高田馬場に佇む日本点字図書館は、視覚障害者の大切な資源です。1940年に創設され、点字図書や録音図書の貸し出しを通じて、視覚障害者の知識へのアクセスを広げています。さらに、アジア各国の視覚障害者への点字図書の提供も行っており、故 本間一夫氏の残した「晴盲二つの世界の公平」の理念は今日のユニバーサルデザインの精神に通じています。

この図書館の存在がきっかけで、1972年には日本で初めて高田馬場に点字ブロックが設置されました。この点字ブロックの敷設は、視覚障害者の移動を支援し、彼らの社会参加を促す重要な一歩となりました。点字ブロックの発明者、故 三宅精一氏の「視覚障害者も外出が当たり前の世界を」という願いは、世界中に広がり、今では多くの国で当たり前のように見ることができます。

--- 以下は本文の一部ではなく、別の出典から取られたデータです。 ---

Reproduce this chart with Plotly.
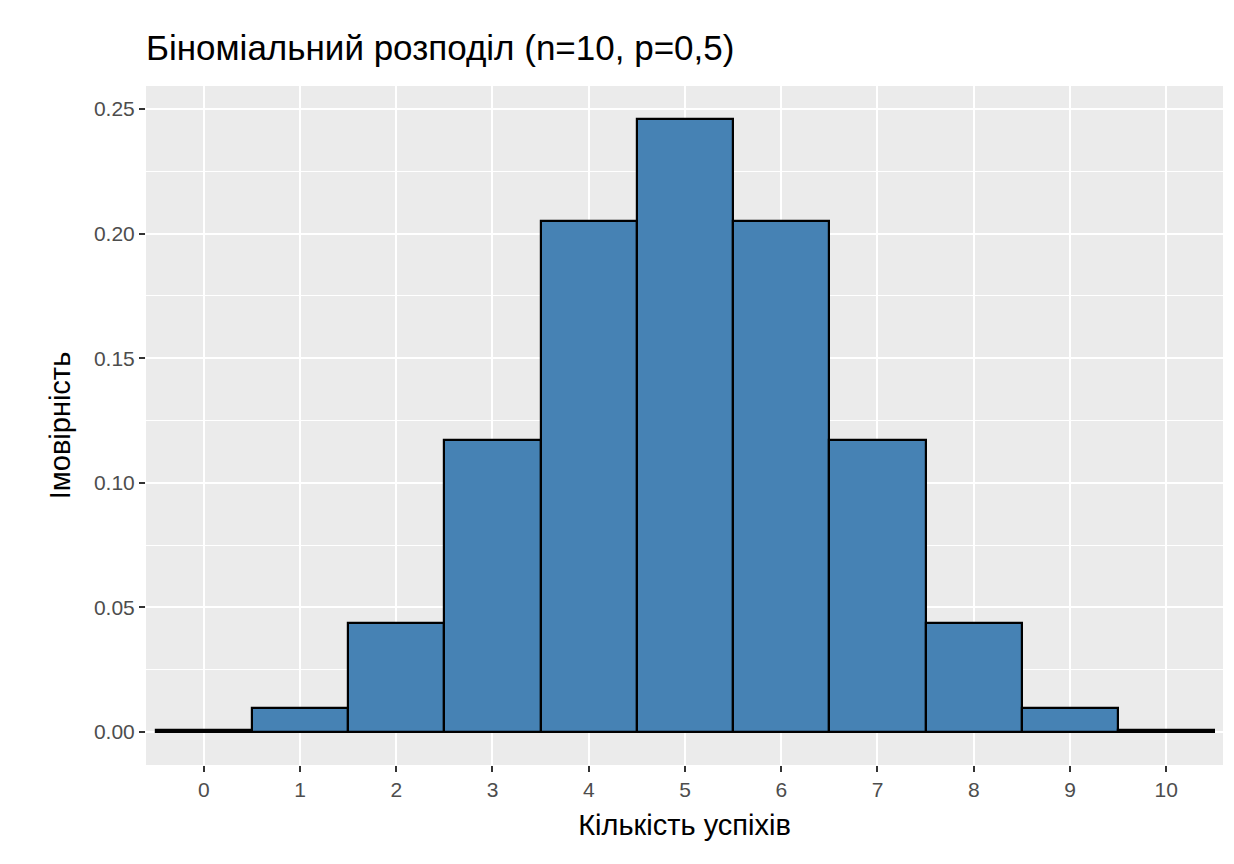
import plotly.graph_objects as go

successes = list(range(11))
probability = [0.000977, 0.00977, 0.0439, 0.117, 0.205, 0.246, 0.205, 0.117, 0.0439, 0.00977, 0.000977]
y_ticks = [0.0, 0.05, 0.10, 0.15, 0.20, 0.25]
y_tick_labels = ["0.00", "0.05", "0.10", "0.15", "0.20", "0.25"]

fig = go.Figure(go.Bar(
    x=successes, y=probability, width=1,
    marker=dict(color="#4682B4", line=dict(color="black", width=2.2)),
))

fig.update_layout(
    width=1234, height=864,
    paper_bgcolor="white", plot_bgcolor="#EBEBEB",
    margin=dict(l=138, r=19, t=78, b=107),
    font=dict(family="Liberation Sans, Arial", color="#4D4D4D", size=21),
    title=dict(text="Біноміальний розподіл (n=10, p=0,5)", x=138/1234, xanchor="left",
               y=1-40/864, yanchor="middle", font=dict(size=35, color="black")),
    showlegend=False, bargap=0,
    xaxis=dict(range=[-0.6, 10.59], tickmode="array", tickvals=successes,
               showgrid=True, gridcolor="white", gridwidth=2.2, zeroline=False,
               ticks="outside", ticklen=6, tickcolor="#333333", tickwidth=1.5,
               minor=dict(showgrid=False),
               title=dict(text="Кількість успіхів", font=dict(size=29, color="black"), standoff=14)),
    yaxis=dict(range=[-0.0132, 0.2592], tickmode="array", tickvals=y_ticks, ticktext=y_tick_labels,
               showgrid=True, gridcolor="white", gridwidth=2.2, zeroline=False,
               ticks="outside", ticklen=6, tickcolor="#333333", tickwidth=1.5,
               minor=dict(dtick=0.025, tick0=0.025, showgrid=True, gridcolor="white", gridwidth=1, ticks=""),
               title=dict(text="Імовірність", font=dict(size=29, color="black"), standoff=14)),
)

fig.write_html("out.html")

しかし、アクセシブルツーリズムの実現にはまだ道のりがあります。点字ブロックの普及はその一例に過ぎず、旅行や日常生活のあらゆる面で、アクセシブルな環境の整備が求められています。視覚障害者だけでなく、すべての人が平等に社会に参加し、旅行を楽しむことができる社会への第一歩として、点字ブロックの歴史を振り返ることは大きな意義があります。

今後も、点字ブロックや日本点字図書館のような取り組みを通じて、ユニバーサルツーリズムの推進と、すべての人に優しい社会の実現を目指す必要があります。アクセシブルな旅行環境の整備は、持続可能なツーリズムの重要な柱の一つであり、私たちの社会がより包括的で公平なものになるための鍵となります。

忘れてはならないのは、我々は死なない限り、誰もが老いるこということです。また、老いてから、若しくは老いるまでに、何らかの障害を持つ可能性もあります。「情けは人の為ならず」です。ユニバーサルデザインの推進は未来の自分のためなのです。